--- Stated problem ---
Transcribe the material below exactly as it appears.

--- Material provided ---
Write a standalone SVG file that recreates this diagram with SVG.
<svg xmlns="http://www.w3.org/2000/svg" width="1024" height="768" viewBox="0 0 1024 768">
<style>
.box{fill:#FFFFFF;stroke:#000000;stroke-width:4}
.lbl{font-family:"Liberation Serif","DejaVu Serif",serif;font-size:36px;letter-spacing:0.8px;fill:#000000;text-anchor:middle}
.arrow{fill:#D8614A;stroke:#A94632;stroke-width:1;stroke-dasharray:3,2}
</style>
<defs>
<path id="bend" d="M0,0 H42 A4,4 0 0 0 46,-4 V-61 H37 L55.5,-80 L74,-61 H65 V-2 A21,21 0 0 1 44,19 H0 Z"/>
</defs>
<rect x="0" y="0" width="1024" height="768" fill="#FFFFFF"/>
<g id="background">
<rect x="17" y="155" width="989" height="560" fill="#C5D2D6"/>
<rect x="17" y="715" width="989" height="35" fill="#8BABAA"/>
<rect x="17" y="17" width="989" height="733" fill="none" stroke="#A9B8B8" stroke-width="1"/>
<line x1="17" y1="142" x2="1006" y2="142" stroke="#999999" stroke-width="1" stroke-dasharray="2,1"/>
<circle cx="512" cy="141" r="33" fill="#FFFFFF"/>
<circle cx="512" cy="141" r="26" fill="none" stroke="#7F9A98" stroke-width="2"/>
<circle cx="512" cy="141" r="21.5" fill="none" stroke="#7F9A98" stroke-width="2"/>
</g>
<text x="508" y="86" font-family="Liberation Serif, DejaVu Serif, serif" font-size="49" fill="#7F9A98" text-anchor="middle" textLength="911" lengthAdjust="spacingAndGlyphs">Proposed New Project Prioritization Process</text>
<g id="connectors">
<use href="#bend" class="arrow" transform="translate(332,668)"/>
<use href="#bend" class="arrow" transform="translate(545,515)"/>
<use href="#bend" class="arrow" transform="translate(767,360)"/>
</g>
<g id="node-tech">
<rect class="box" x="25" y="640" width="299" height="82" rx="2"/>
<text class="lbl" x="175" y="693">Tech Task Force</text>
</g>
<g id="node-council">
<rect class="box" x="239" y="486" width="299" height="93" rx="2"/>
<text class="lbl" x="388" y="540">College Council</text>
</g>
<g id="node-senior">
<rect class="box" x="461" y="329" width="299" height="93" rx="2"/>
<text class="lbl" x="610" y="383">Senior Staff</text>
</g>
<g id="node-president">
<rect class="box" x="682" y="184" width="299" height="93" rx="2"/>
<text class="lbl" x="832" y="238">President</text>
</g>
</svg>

--- Finished answer ---
Write a standalone SVG file that recreates this diagram with SVG.
<svg xmlns="http://www.w3.org/2000/svg" width="1024" height="768" viewBox="0 0 1024 768">
<style>
.box{fill:#FFFFFF;stroke:#000000;stroke-width:4}
.lbl{font-family:"Liberation Serif","DejaVu Serif",serif;font-size:36px;letter-spacing:0.8px;fill:#000000;text-anchor:middle}
.arrow{fill:#D8614A;stroke:#A94632;stroke-width:1;stroke-dasharray:3,2}
</style>
<defs>
<path id="bend" d="M0,0 H42 A4,4 0 0 0 46,-4 V-61 H37 L55.5,-80 L74,-61 H65 V-2 A21,21 0 0 1 44,19 H0 Z"/>
</defs>
<rect x="0" y="0" width="1024" height="768" fill="#FFFFFF"/>
<g id="background">
<rect x="17" y="155" width="989" height="560" fill="#C5D2D6"/>
<rect x="17" y="715" width="989" height="35" fill="#8BABAA"/>
<rect x="17" y="17" width="989" height="733" fill="none" stroke="#A9B8B8" stroke-width="1"/>
<line x1="17" y1="142" x2="1006" y2="142" stroke="#999999" stroke-width="1" stroke-dasharray="2,1"/>
<circle cx="512" cy="141" r="33" fill="#FFFFFF"/>
<circle cx="512" cy="141" r="26" fill="none" stroke="#7F9A98" stroke-width="2"/>
<circle cx="512" cy="141" r="21.5" fill="none" stroke="#7F9A98" stroke-width="2"/>
</g>
<text x="508" y="86" font-family="Liberation Serif, DejaVu Serif, serif" font-size="49" fill="#7F9A98" text-anchor="middle" textLength="911" lengthAdjust="spacingAndGlyphs">Proposed New Project Prioritization Process</text>
<g id="connectors">
<use href="#bend" class="arrow" transform="translate(332,668)"/>
<use href="#bend" class="arrow" transform="translate(545,515)"/>
<use href="#bend" class="arrow" transform="translate(767,360)"/>
</g>
<g id="node-tech">
<rect class="box" x="25" y="640" width="299" height="82" rx="2"/>
<text class="lbl" x="175" y="693">Tech Task Force</text>
</g>
<g id="node-council">
<rect class="box" x="239" y="486" width="299" height="93" rx="2"/>
<text class="lbl" x="388" y="540">College Council</text>
</g>
<g id="node-senior">
<rect class="box" x="461" y="329" width="299" height="93" rx="2"/>
<text class="lbl" x="610" y="383">Senior Staff</text>
</g>
<g id="node-president">
<rect class="box" x="682" y="184" width="299" height="93" rx="2"/>
<text class="lbl" x="832" y="238">President</text>
</g>
</svg>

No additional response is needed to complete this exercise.